Just out of curiosity, I ran zniff with a dimmer(Jasco) and a switch (Zooz) and switched them quickly back and forth and they seem to handle it with an “ack” in the low msec range. So you are probably right about it being related to a specific device or some network congestion.

The Jasco dimmer is only Zwave basic so the communication is at 40kb, versus 100kb for the Zooz. Command poll is disabled, the Zooz responds with a “report” after the “set”. Although the zniffer does not show all the binding Debug information, it is real time since it runs on the PC and not the Rpi3b/OH.
Bob


1 Like

I have some Dome brand smart plugs which I kind of suspect as being the problem.

My network consists mostly of Zooz, Inovelli, and Aeotec with some other randoms sprinkled in

As noted above, stray watt readings on an “off” plug are a problem, if you have reports that run with a percentage change.

Also I have replaced all my Dome motion sensors with Zooz as they are way too chatty.

Bob

ok… why would you do this?

Is there any legitimate reason you would want to do this?

So you are stress testing the network? I guess you found it’s limits

What exactly were you expecting to happen? I’m not trying to be a smart a$$, really asking

My only question is after you do this, and the system has a little while to recover, does it return to normal operation?

@apella12

Thanks for your help, Bob. You’ve helped me understand the energy update settings (not direcrly i suppose but got me pointed where i needed to be). A lot of this was set up ~4 years ago and its been working ever since.

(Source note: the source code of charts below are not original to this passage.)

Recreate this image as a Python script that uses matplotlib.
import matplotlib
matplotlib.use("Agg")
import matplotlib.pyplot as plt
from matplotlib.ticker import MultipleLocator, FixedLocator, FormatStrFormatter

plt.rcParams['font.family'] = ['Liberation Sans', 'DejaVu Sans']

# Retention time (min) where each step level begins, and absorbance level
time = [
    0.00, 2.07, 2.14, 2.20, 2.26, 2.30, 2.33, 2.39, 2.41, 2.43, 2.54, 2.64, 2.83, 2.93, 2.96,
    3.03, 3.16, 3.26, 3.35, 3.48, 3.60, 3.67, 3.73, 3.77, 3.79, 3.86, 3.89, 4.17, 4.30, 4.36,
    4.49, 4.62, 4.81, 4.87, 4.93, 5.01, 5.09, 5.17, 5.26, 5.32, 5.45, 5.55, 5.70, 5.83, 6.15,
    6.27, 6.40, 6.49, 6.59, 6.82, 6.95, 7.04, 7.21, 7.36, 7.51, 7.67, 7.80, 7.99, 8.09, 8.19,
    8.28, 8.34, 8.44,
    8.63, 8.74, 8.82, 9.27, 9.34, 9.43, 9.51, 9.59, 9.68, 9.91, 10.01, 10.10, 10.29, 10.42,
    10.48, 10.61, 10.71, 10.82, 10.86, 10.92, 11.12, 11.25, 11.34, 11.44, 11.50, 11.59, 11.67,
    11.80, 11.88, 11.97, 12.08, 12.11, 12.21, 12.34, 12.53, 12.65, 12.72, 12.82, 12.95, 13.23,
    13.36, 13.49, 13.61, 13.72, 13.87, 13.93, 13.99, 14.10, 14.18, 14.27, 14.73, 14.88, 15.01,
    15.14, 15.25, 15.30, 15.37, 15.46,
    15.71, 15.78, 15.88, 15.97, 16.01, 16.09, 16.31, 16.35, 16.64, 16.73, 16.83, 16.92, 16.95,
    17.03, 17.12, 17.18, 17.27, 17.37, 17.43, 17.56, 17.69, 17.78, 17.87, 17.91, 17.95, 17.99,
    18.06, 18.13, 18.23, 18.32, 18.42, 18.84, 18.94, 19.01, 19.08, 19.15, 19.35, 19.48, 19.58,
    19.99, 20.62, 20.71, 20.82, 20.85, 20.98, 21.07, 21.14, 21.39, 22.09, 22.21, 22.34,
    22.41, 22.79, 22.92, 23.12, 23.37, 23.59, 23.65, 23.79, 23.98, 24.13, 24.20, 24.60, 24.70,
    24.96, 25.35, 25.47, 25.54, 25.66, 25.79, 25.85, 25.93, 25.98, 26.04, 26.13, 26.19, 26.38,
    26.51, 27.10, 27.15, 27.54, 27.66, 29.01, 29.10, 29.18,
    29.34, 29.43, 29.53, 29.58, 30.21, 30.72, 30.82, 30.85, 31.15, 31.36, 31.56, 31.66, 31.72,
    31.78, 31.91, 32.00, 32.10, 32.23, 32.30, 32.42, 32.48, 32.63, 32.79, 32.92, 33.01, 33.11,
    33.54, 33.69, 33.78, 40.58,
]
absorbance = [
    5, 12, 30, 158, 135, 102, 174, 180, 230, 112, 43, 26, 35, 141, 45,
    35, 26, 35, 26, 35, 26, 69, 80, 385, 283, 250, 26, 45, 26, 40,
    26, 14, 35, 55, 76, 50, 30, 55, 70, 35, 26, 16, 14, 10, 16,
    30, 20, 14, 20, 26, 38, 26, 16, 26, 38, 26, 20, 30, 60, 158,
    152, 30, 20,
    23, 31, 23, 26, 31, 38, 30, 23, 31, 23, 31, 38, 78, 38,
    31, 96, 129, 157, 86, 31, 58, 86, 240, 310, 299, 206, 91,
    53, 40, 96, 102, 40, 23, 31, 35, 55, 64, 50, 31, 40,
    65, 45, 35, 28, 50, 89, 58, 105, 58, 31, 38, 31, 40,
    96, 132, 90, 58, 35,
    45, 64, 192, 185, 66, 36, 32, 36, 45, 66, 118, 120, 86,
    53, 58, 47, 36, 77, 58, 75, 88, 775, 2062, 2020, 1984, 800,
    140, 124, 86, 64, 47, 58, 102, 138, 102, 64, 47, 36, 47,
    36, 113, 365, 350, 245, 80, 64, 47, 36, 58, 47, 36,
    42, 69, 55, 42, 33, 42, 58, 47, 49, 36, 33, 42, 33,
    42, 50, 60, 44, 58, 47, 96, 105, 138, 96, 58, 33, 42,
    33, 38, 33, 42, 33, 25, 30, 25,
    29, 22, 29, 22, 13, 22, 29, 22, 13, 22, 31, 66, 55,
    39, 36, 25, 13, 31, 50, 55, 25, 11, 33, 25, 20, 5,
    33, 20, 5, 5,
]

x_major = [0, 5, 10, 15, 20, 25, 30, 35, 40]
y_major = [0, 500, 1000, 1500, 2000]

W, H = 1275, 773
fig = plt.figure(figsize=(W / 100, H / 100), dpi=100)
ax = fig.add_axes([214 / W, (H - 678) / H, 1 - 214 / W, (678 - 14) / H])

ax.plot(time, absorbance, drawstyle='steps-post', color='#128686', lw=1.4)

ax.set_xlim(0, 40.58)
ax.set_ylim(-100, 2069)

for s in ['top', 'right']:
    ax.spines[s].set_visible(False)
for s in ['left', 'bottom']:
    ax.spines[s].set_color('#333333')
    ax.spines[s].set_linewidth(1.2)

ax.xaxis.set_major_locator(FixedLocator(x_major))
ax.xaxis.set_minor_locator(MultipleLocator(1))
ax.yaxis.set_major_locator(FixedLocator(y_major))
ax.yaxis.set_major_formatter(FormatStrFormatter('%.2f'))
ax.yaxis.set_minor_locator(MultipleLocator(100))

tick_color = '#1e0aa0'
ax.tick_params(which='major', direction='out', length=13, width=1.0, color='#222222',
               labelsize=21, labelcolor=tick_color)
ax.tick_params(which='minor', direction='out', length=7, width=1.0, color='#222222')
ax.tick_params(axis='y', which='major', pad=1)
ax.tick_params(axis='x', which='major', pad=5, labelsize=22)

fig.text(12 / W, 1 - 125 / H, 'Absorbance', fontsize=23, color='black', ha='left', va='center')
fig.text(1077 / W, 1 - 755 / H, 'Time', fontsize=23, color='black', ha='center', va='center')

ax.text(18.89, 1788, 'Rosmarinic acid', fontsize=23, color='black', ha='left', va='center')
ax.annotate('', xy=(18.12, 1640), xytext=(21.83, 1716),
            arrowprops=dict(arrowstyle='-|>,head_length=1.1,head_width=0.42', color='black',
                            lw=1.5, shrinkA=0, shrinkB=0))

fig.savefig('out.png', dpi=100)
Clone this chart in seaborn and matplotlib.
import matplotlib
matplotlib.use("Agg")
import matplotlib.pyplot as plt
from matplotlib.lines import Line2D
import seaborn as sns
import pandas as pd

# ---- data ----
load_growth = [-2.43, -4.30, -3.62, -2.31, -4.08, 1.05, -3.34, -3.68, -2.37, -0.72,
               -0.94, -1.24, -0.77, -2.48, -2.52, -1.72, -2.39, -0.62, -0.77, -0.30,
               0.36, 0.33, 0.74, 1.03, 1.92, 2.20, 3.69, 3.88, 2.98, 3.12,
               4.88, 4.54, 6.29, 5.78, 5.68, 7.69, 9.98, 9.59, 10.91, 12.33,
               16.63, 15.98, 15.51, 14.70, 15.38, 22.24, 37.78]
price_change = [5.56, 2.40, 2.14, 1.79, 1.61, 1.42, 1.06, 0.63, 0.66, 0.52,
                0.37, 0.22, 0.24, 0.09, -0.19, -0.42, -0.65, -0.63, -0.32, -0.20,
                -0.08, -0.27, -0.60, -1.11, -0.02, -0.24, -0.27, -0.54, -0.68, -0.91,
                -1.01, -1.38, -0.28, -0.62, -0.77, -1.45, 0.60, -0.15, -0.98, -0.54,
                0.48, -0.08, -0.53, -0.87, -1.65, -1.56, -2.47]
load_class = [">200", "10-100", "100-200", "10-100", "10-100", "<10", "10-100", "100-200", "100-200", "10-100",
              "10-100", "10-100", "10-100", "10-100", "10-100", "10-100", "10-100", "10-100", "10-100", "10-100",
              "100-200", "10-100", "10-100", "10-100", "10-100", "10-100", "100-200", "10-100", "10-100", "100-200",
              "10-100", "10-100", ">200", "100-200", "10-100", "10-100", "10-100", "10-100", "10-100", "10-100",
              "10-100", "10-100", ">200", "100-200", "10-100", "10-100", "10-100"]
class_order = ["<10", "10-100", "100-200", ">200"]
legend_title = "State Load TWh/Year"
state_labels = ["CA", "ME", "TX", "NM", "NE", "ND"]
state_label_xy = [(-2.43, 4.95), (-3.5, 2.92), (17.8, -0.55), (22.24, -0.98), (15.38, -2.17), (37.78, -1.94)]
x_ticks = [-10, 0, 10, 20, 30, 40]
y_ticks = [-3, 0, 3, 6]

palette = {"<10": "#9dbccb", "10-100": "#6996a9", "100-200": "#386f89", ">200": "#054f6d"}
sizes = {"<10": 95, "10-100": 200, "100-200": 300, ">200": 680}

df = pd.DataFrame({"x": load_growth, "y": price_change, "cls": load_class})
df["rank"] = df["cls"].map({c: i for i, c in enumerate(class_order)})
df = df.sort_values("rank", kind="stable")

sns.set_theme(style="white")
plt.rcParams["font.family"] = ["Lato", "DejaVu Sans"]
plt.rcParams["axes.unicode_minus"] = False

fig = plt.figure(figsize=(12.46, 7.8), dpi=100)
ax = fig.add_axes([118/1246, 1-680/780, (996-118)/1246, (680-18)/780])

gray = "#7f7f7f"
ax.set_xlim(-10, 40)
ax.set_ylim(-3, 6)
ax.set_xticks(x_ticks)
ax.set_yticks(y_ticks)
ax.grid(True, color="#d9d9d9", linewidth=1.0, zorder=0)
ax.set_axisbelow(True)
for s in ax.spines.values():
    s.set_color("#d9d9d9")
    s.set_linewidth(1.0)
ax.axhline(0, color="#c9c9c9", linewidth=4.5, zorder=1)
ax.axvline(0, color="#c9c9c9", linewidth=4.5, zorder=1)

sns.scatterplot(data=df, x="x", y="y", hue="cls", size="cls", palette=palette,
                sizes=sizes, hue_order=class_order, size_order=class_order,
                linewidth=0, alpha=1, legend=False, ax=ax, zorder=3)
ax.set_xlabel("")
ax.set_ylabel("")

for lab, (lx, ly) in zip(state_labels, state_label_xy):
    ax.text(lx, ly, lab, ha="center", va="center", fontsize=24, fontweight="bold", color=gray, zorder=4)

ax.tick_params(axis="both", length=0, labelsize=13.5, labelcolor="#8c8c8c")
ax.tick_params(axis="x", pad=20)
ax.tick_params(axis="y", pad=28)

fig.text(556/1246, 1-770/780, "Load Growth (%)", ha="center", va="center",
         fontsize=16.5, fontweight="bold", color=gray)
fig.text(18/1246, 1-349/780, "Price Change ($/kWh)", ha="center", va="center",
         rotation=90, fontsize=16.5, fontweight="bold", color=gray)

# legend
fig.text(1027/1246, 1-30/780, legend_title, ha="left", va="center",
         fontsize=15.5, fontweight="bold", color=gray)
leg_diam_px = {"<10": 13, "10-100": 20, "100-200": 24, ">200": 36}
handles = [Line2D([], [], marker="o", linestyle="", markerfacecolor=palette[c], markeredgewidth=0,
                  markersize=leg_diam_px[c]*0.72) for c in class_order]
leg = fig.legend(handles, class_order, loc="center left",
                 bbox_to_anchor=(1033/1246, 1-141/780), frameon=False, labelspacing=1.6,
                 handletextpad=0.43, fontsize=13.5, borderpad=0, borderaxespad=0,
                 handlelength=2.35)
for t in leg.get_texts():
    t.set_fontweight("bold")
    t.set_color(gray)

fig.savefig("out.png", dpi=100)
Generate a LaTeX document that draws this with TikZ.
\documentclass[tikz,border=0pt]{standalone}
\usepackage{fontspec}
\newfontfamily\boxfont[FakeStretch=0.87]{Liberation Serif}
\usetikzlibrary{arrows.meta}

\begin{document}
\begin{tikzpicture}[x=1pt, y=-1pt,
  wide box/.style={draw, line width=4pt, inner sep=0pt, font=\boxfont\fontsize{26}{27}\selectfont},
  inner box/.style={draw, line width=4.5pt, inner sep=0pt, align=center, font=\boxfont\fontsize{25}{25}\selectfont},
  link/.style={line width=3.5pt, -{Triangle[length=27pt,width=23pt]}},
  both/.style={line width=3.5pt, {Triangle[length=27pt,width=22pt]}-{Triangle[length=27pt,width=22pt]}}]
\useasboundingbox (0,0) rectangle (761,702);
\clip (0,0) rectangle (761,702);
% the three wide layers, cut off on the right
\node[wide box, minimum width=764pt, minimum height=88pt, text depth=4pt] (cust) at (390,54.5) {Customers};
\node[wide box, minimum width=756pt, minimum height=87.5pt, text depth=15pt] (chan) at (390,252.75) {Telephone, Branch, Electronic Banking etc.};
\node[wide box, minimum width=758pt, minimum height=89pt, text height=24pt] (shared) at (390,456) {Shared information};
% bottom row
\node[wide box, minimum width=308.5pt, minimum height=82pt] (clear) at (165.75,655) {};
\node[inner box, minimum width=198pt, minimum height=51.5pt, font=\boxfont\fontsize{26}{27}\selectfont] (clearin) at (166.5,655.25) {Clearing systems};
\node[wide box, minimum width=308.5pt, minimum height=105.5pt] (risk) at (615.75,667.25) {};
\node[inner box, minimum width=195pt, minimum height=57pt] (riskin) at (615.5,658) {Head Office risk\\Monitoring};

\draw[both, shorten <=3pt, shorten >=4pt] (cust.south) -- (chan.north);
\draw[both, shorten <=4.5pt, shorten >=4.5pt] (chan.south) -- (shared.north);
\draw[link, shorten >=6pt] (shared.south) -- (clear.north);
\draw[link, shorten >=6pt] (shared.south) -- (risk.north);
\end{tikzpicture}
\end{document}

Finally after removing the 3 dome switches, 2 aeotec nanos, and 2 inovelli lzw36 switches its responding really fast like I would expect. While I’m not sure which one was the exact cause yet, I’m getting there. Of those 7 devices none ever seemed particularly chatty on the network. The nanos are getting replaced by newer Zooz switches (and plus the nanos can be sold for more than the Zooz switches are and I’m not using the nanos to their capability). Then I’ll add the other stuff back and see what happens…
Thanks again Bob. I’ll probably update this if I figure out the exact device causing the issue.